Coalescer CFIFO Thread Locking
Summary: Cluster deadlocking from cfifo thread contention
Symptoms
Possible unresponsive isi commands, performance degradation, and client connection may appear to become unresponsive due to locking contention.
Cause
In some rare cases, the cluster may experience deadlocking due to thread contention.
This can be when multiple threads are performing an insert, while another thread is performing coalescer flush.
Resolution
This is resolved in 9.4.0.17+, 9.5.0.3 hotfix, 9.5.0.7.

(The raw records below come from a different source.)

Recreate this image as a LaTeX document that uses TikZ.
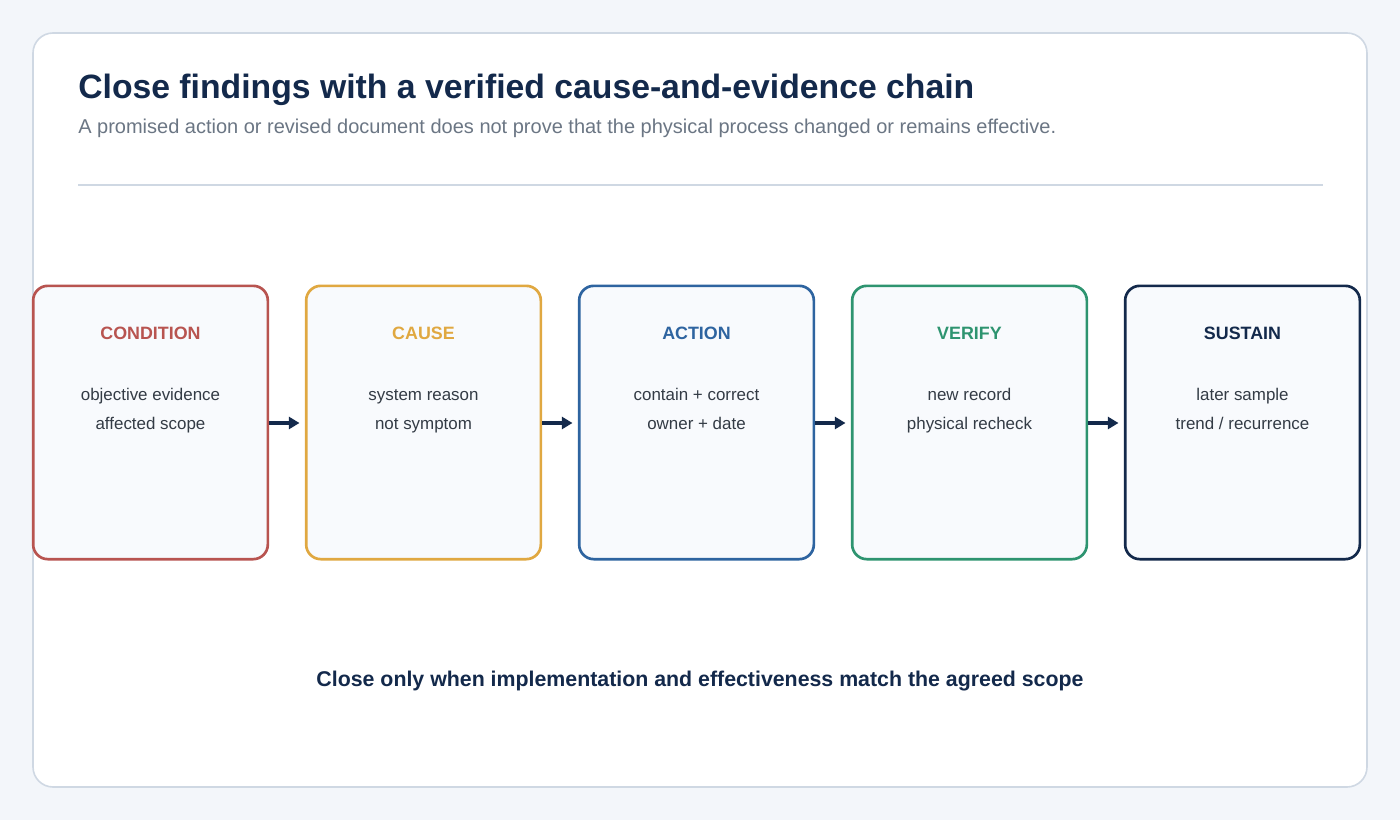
\documentclass[tikz,border=0pt]{standalone}
\usepackage{fontspec}
\setmainfont{Liberation Sans}
\usetikzlibrary{arrows.meta}
\definecolor{pagebg}{HTML}{F3F6FA}
\definecolor{panelline}{HTML}{CFD8E3}
\definecolor{navy}{HTML}{13294B}
\definecolor{subgrey}{HTML}{6B7684}
\definecolor{boxfill}{HTML}{F8FAFD}
\definecolor{bodytext}{HTML}{333B45}
\definecolor{condcol}{HTML}{B85450}
\definecolor{causecol}{HTML}{E0A841}
\definecolor{actcol}{HTML}{2E64A0}
\definecolor{vercol}{HTML}{2E9470}
\definecolor{suscol}{HTML}{13294B}
\tikzset{
  stage/.style={draw=#1, line width=2pt, fill=boxfill, rounded corners=11pt,
    minimum width=176pt, minimum height=205pt, inner sep=0pt},
  stagehead/.style={text=#1, font=\bfseries\fontsize{13.4}{16}\selectfont},
  stagebody/.style={text=bodytext, font=\fontsize{12.7}{15}\selectfont, text height=9pt, text depth=2.5pt},
  link/.style={navy, line width=2.8pt, shorten >=4pt, -{Triangle[length=8pt,width=9pt]}}
}
\begin{document}
\begin{tikzpicture}[x=0.75pt,y=-0.75pt]
    % page and panel
    \fill[pagebg] (0,0) rectangle (1400,820);
    \useasboundingbox (0,0) rectangle (1400,820);
    \draw[panelline, line width=1.2pt, fill=white, rounded corners=15pt] (33,33) rectangle (1367,787);
    % heading
    \node[anchor=base west, text=navy, font=\bfseries\fontsize{25.3}{30}\selectfont, inner sep=0pt] (title) at (78,99) {Close findings with a verified cause-and-evidence chain};
    \node[anchor=base west, text=subgrey, font=\fontsize{15}{18}\selectfont, inner sep=0pt] (subtitle) at (78,134) {A promised action or revised document does not prove that the physical process changed or remains effective.};
    \draw[panelline, line width=1.2pt] (78,185) -- (1323,185);

    % stages
    \foreach \i/\name/\col/\head/\lineA/\lineB in {
        0/cond/condcol/CONDITION/{objective evidence}/{affected scope},
        1/cause/causecol/CAUSE/{system reason}/{not symptom},
        2/act/actcol/ACTION/{contain + correct}/{owner + date},
        3/ver/vercol/VERIFY/{new record}/{physical recheck},
        4/sus/suscol/SUSTAIN/{later sample}/{trend / recurrence}} {
      \node[stage=\col] (\name) at (150.5+273*\i,422.5) {};
      \node[stagehead=\col] (\name-head) at (150.5+273*\i,333) {\head};
      \node[stagebody] (\name-a) at (150.5+273*\i,396) {\lineA};
      \node[stagebody] (\name-b) at (150.5+273*\i,425) {\lineB};
    }

    % links
    \draw[link] (cond.east |- 0,423) -- (cause.west |- 0,423);
    \draw[link] (cause.east |- 0,423) -- (act.west |- 0,423);
    \draw[link] (act.east |- 0,423) -- (ver.west |- 0,423);
    \draw[link] (ver.east |- 0,423) -- (sus.west |- 0,423);

    % closing note
    \node[text=navy, font=\bfseries\fontsize{16}{19}\selectfont] (note) at (700,681) {Close only when implementation and effectiveness match the agreed scope};
\end{tikzpicture}
\end{document}
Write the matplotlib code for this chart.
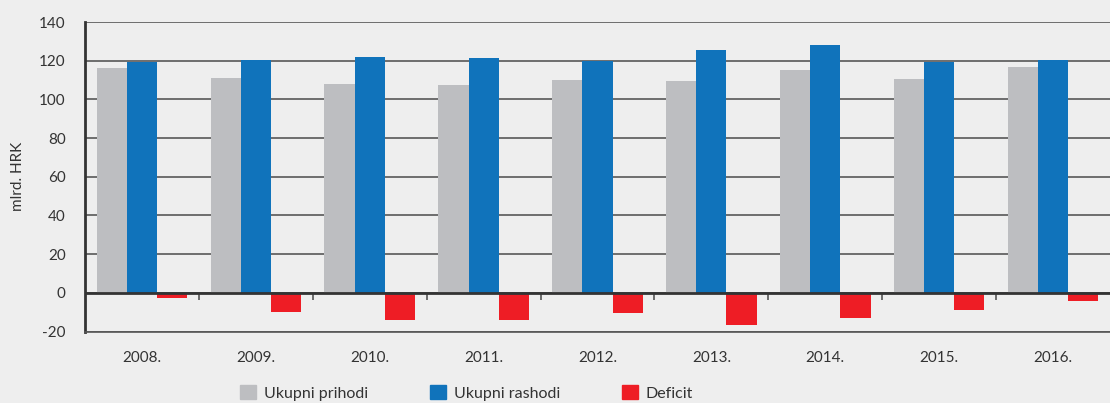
import matplotlib
matplotlib.use('Agg')

import matplotlib.pyplot as plt
import numpy as np
from matplotlib.patches import Patch

years = ['2008.', '2009.', '2010.', '2011.', '2012.', '2013.', '2014.', '2015.', '2016.']
prihodi = [116.4, 110.8, 108.0, 107.4, 109.9, 109.3, 115.0, 110.3, 116.5]
rashodi = [119.1, 120.6, 121.9, 121.3, 119.6, 125.3, 127.9, 119.1, 120.6]
deficit = [-2.6, -9.8, -14.0, -13.9, -10.2, -16.4, -12.9, -8.8, -4.1]

bg = '#eeeeee'
c_gray = '#bdbec1'
c_blue = '#1073bb'
c_red = '#ee1d25'

plt.rcParams['font.family'] = ['Lato', 'DejaVu Sans']

fig = plt.figure(figsize=(11.1, 4.03), dpi=100, facecolor=bg)
ax = fig.add_axes([85 / 1110, 1 - 331.5 / 403, 1 - 85 / 1110, (331.5 - 22) / 403])
ax.set_facecolor(bg)

x = np.arange(len(years))
w = 0.265
ax.bar(x - w, prihodi, w, color=c_gray, zorder=3)
ax.bar(x, rashodi, w, color=c_blue, zorder=3)
ax.bar(x + w, deficit, w, color=c_red, zorder=3)

ax.set_xlim(-0.5, len(years) - 0.5)
ax.set_ylim(-20, 140)
ax.set_yticks(range(-20, 141, 20))
ax.set_yticklabels([str(v) for v in range(-20, 141, 20)], fontsize=11, color='#333333')
ax.tick_params(axis='y', length=0, pad=14)
ax.yaxis.grid(True, color='#4a4a4a', linewidth=1.1, zorder=1)
ax.set_axisbelow(True)

ax.set_xticks(x)
ax.set_xticklabels(years, fontsize=11, color='#333333')
ax.tick_params(axis='x', length=0, pad=14)

ax.set_ylabel('mlrd. HRK', fontsize=11, color='#333333', labelpad=10)

for s in ['top', 'right']:
    ax.spines[s].set_visible(False)
ax.spines['left'].set_color('#333333')
ax.spines['left'].set_linewidth(2)
ax.spines['bottom'].set_color('#555555')
ax.spines['bottom'].set_linewidth(1.2)

# zero line with group separator ticks
ax.axhline(0, color='#333333', linewidth=2, zorder=4)
sec = ax.secondary_xaxis(20 / 160)
sec.set_xticks(np.arange(0.5, len(years) - 0.5, 1))
sec.set_xticklabels([])
sec.tick_params(direction='out', length=5, width=1.2, color='#555555')
sec.spines['bottom'].set_visible(False)

handles = [Patch(color=c_gray, label='Ukupni prihodi'),
           Patch(color=c_blue, label='Ukupni rashodi'),
           Patch(color=c_red, label='Deficit')]
fig.legend(handles=handles, loc='lower left', bbox_to_anchor=(226 / 1110, -0.03),
           ncol=3, frameon=False, fontsize=11.5, handlelength=1.0, handleheight=1.0,
           handletextpad=0.5, columnspacing=3.85, labelcolor='#333333')

fig.savefig('out.png', dpi=100, facecolor=bg)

To confirm the issue is occurring live, check for 'cfifo' thread locking on the cluster with the below command--
# isi_for_array ‘sysctl kern.proc.all_stacks |grep cfifo’
If cfifo is shown waiting over 100k ticks, then a panic of the node will be required to release the lock.
Example--
Waiting on 0xfffff8142b2dd580 with msg "cfifo" for 32619857 ticks <------ cfifo waiting for over 100k ticks Stack: -------------------------------------------------- kernel:sched_switch+0xbcc kernel:mi_switch+0x128 kernel:sleepq_wait+0x2b kernel:_sleep+0x264 kernel:write_sleep+0x4e kernel:coalescer_insert+0x1e26 kernel:coalescer_write+0x2bfe kernel:bam_coal_write+0x64 kernel:_ifs_write_mbuf+0x6b kernel:ifs_vnop_wrapunlocked_write_mbuf+0xdc kernel:VOP_UNLOCKED_WRITE_MBUF_APV+0x93 isi_lwext.ko:lwextsvc_write+0x4ff kernel:amd64_syscall+0x380 --------------------------------------------------
In case there is concern of experiencing the above issue, a case must be raised to support with a full log gather for review.